• [What is expected]: Quote only the span from the first line of the entries to the line containing "plt.rcParams['font.family'] = ['Liberation", both ends kept. Leave every picture out.

* * * * * * * * *

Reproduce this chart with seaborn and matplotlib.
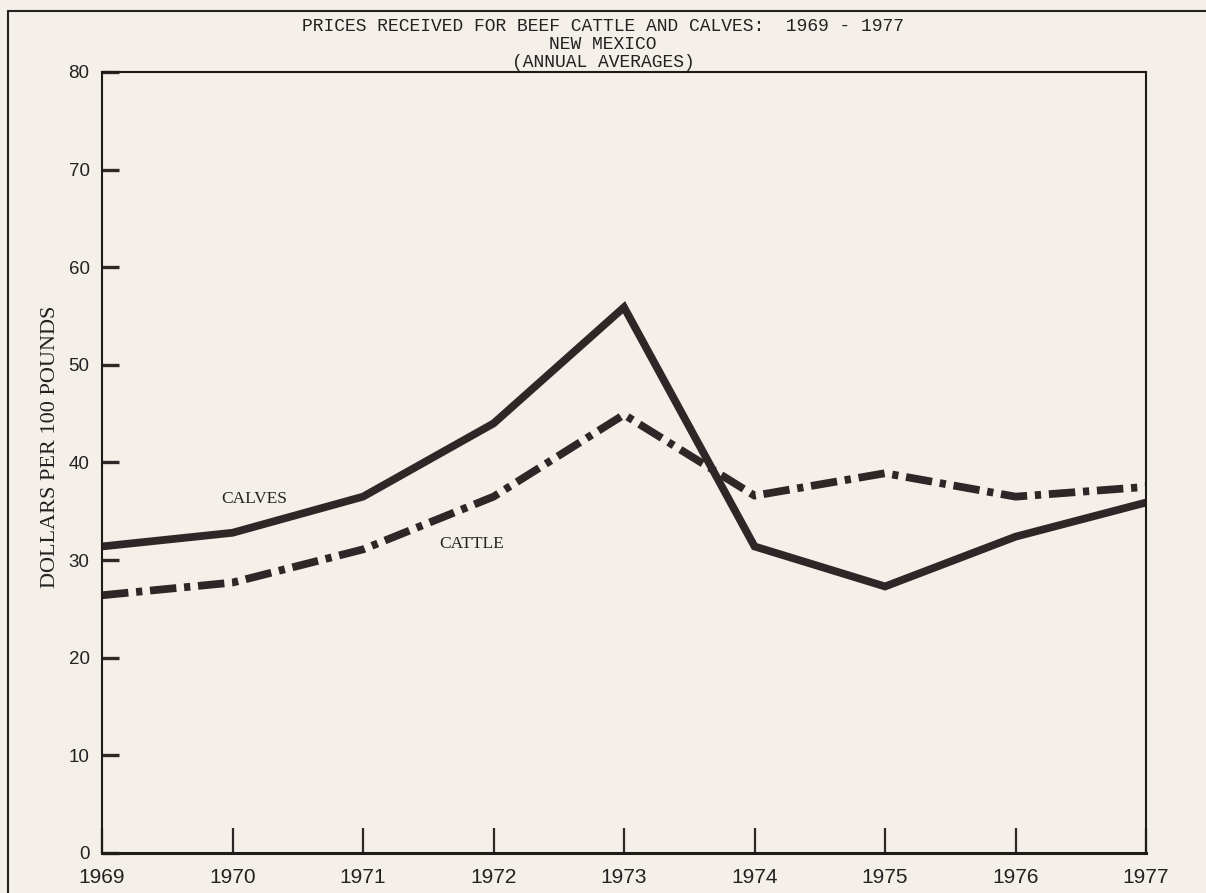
import numpy as np
import pandas as pd
import matplotlib
matplotlib.use('Agg')
import matplotlib.pyplot as plt
import seaborn as sns

# Values (dollars per 100 pounds)
years = [1969, 1970, 1971, 1972, 1973, 1974, 1975, 1976, 1977]
calves = [31.4, 32.8, 36.5, 44.0, 55.9, 31.4, 27.3, 32.4, 35.9]
cattle = [26.4, 27.7, 31.1, 36.5, 44.9, 36.6, 38.9, 36.5, 37.5]
y_ticks = [0, 10, 20, 30, 40, 50, 60, 70, 80]

paper = '#f4efe8'
ink = '#2f2727'

sns.set_style('white')
plt.rcParams['font.family'] = ['Liberation Sans', 'DejaVu Sans']

df = pd.DataFrame({
    'year': years * 2,
    'price': calves + cattle,
    'series': ['CALVES'] * len(years) + ['CATTLE'] * len(years),
})

fig = plt.figure(figsize=(12.06, 8.93), dpi=100, facecolor=paper)
ax = fig.add_axes([0.0846, 0.0448, 0.8657, 0.8746])
ax.set_facecolor(paper)

sns.lineplot(data=df, x='year', y='price', style='series',
             dashes={'CALVES': '', 'CATTLE': (3.4, 1.0, 0.8, 1.0)},
             color=ink, lw=5.6, legend=False, ax=ax)
for line in ax.get_lines():
    line.set_solid_capstyle('butt')
    line.set_dash_capstyle('butt')
    line.set_solid_joinstyle('miter')

ax.set_xlim(1969, 1977)
ax.set_ylim(0, 80)
ax.set_xticks(years)
ax.set_xticklabels([str(y) for y in years], fontsize=15, fontstretch='condensed')
ax.set_yticks(y_ticks)
ax.set_yticklabels([str(v) for v in y_ticks], fontsize=13.5)
ax.tick_params(axis='x', bottom=True, direction='in', length=18, width=1.6,
               pad=11, colors=ink, labelcolor='#222')
ax.tick_params(axis='y', left=True, direction='in', length=12, width=2.4,
               pad=9, colors=ink, labelcolor='#222')
for s in ax.spines.values():
    s.set_color('#1e1a1a')
    s.set_linewidth(1.5)
ax.spines['bottom'].set_linewidth(2.2)

ax.set_xlabel('')
ax.set_ylabel('DOLLARS PER 100 POUNDS', family='Liberation Serif',
              fontsize=16, color='#222')
ax.yaxis.set_label_coords(-0.040, 0.52)

ax.text(1970.17, 36.3, 'CALVES', family='Liberation Serif', fontsize=12.5,
        ha='center', va='center', color='#222')
ax.text(1971.83, 31.7, 'CATTLE', family='Liberation Serif', fontsize=12.5,
        ha='center', va='center', color='#222')

title_kw = dict(family='Liberation Mono', fontsize=13, ha='center',
                va='center', color='#222')
fig.text(0.50, 0.970, 'PRICES RECEIVED FOR BEEF CATTLE AND CALVES:  1969 - 1977',
         **title_kw)
fig.text(0.50, 0.950, 'NEW MEXICO', **title_kw)
fig.text(0.50, 0.930, '(ANNUAL AVERAGES)', **title_kw)

# page frame of the scanned sheet
fig.add_artist(plt.Line2D([0.0065, 0.0065], [0.0, 0.988], color='#222', lw=1.5))
fig.add_artist(plt.Line2D([0.0065, 1.0], [0.988, 0.988], color='#222', lw=1.5))

fig.savefig('out.png', dpi=100, facecolor=paper)
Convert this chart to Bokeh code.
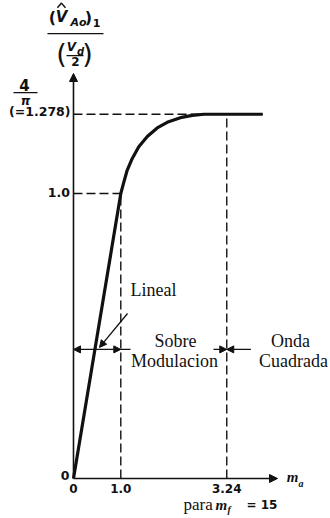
from bokeh.plotting import figure
from bokeh.models import Arrow, NormalHead, Label
from bokeh.core.properties import value
from bokeh.embed import file_html
from bokeh.resources import INLINE

# Fundamental output amplitude (V_Ao)1 / (Vd/2) versus modulation index m_a, for m_f = 15
ma = [0.0, 1.0, 1.06, 1.13, 1.24, 1.38, 1.56, 1.77, 2.01, 2.26, 2.51, 2.76, 3.24, 4.0]
va = [0.0, 1.0, 1.037, 1.079, 1.122, 1.164, 1.200, 1.230, 1.252, 1.266, 1.274, 1.278, 1.278, 1.278]

x_ticks = [0.0, 1.0, 3.24]
x_tick_labels = ["0", "1.0", "3.24"]
y_ticks = [0.0, 1.0, 1.278]
y_tick_labels = ["0", "1.0", "(=1.278)"]

regions = ["Lineal", "Sobre", "Modulacion", "Onda", "Cuadrada"]

SERIF = "Liberation Serif"
SANS = "DejaVu Sans"
INK = "#111111"

p = figure(width=330, height=518, x_range=(-1.543, 5.433), y_range=(-0.1404, 1.6772),
           x_axis_location=None, y_axis_location=None, toolbar_location=None,
           output_backend="svg", min_border=0, outline_line_color=None,
           background_fill_color="white", border_fill_color="white")
p.xgrid.visible = False
p.ygrid.visible = False


def note(x, y, text, size, font=SERIF, style="normal", align="center", baseline="middle"):
    p.add_layout(Label(x=x, y=y, text=text, text_font=font, text_font_size=f"{size}px",
                       text_font_style=style, text_align=align, text_baseline=baseline,
                       text_color=INK))


def arrow(x0, y0, x1, y1, both=False, size=7, width=1.4):
    head = dict(size=size, fill_color=INK, line_color=INK, line_width=1)
    p.add_layout(Arrow(x_start=x0, y_start=y0, x_end=x1, y_end=y1,
                       end=NormalHead(**head), start=NormalHead(**head) if both else None,
                       line_color=INK, line_width=width))


# dashed guides at the tick values
x_top = max(ma)
p.segment(x0=[0.0, 0.0], y0=y_ticks[1:], x1=[x_ticks[1], x_top], y1=y_ticks[1:],
          line_color=INK, line_width=1.4, line_dash="9 4")
p.segment(x0=x_ticks[1:], y0=[0.0, 0.0], x1=x_ticks[1:], y1=[va[ma.index(1.0)], va[ma.index(3.24)]],
          line_color=INK, line_width=1.4, line_dash="9 4")

# the characteristic
p.line(ma, va, line_color=INK, line_width=3.2, line_join="round")

# axes with arrowheads
arrow(0, 0, 0, 1.421, size=8, width=1.6)
arrow(0, 0, 4.313, 0, size=8, width=1.6)

# tick labels
p.text(x=x_ticks, y=[-0.035] * 3, text=x_tick_labels, text_font=value(SANS),
       text_font_size="12px", text_font_style="bold", text_align="center",
       text_baseline="middle", text_color=INK)
p.text(x=[-0.085, -0.075, -0.063], y=[0.01, 1.004, 1.288], text=y_tick_labels,
       text_font=value(SANS), text_font_size="12.5px", text_font_style="bold",
       text_align="right", text_baseline="middle", text_color=INK)

# 4 / pi
note(-1.036, 1.382, "4", 15, SANS, "bold")
p.segment(x0=[-1.268], y0=[1.354], x1=[-0.761], y1=[1.354], line_color=INK, line_width=1.3)
note(-1.015, 1.326, "π", 12, SANS, "bold italic")

# vertical axis title: (V̂_Ao)1 / (Vd / 2)
note(-0.444, 1.618, "(", 16, SANS, "bold")
note(-0.254, 1.618, "V", 15, SANS, "bold italic")
p.line([-0.34, -0.254, -0.17], [1.652, 1.668, 1.652], line_color=INK, line_width=1.5)
note(0.106, 1.600, "Ao", 11, SANS, "bold italic")
note(0.317, 1.618, ")", 16, SANS, "bold")
note(0.486, 1.600, "1", 11, SANS, "bold")
p.segment(x0=[-0.55], y0=[1.561], x1=[0.634], y1=[1.561], line_color=INK, line_width=1.3)
note(-0.254, 1.491, "(", 27, SANS, "normal")
note(-0.042, 1.514, "V", 12, SANS, "bold italic")
note(0.148, 1.500, "d", 10, SANS, "bold italic")
p.segment(x0=[-0.148], y0=[1.484], x1=[0.211], y1=[1.484], line_color=INK, line_width=1.2)
note(0.042, 1.462, "2", 12, SANS, "bold")
note(0.296, 1.491, ")", 27, SANS, "normal")

# horizontal axis title
note(4.63, 0.0035, "m", 15, SERIF, "bold italic")
note(4.81, -0.0175, "a", 10, SERIF, "bold italic")
note(2.326, -0.092, "para", 17, SERIF, "normal", "left", "middle")
note(3.002, -0.092, "m", 15, SERIF, "bold italic", "left", "middle")
note(3.256, -0.108, "f", 10, SERIF, "bold italic", "left", "middle")
note(3.658, -0.094, "= 15", 12, SANS, "bold", "left", "middle")

# operating regions
note(1.205, 0.66, regions[0], 18, SERIF, "normal", "left")
note(2.156, 0.484, regions[1], 18)
note(2.135, 0.414, regions[2], 18)
note(4.588, 0.484, regions[3], 18)
note(4.65, 0.414, regions[4], 18)

# pointer to the linear segment
arrow(1.142, 0.579, 0.55, 0.46, size=7, width=1.3)

# span markers
arrow(0.0, 0.453, 1.0, 0.453, both=True, size=7, width=1.3)
p.segment(x0=[1.0], y0=[0.453], x1=[1.205], y1=[0.453], line_color=INK, line_width=1.3)
arrow(2.96, 0.453, 3.24, 0.453, size=7, width=1.3)
arrow(3.75, 0.453, 3.24, 0.453, size=7, width=1.3)

open("out.html", "w").write(file_html(p, INLINE))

* * * * * * * * *

• [Result]:
Reproduce this chart with seaborn and matplotlib.
import numpy as np
import pandas as pd
import matplotlib
matplotlib.use('Agg')
import matplotlib.pyplot as plt
import seaborn as sns

# Values (dollars per 100 pounds)
years = [1969, 1970, 1971, 1972, 1973, 1974, 1975, 1976, 1977]
calves = [31.4, 32.8, 36.5, 44.0, 55.9, 31.4, 27.3, 32.4, 35.9]
cattle = [26.4, 27.7, 31.1, 36.5, 44.9, 36.6, 38.9, 36.5, 37.5]
y_ticks = [0, 10, 20, 30, 40, 50, 60, 70, 80]

paper = '#f4efe8'
ink = '#2f2727'

sns.set_style('white')
plt.rcParams['font.family'] = ['Liberation Sans', 'DejaVu Sans']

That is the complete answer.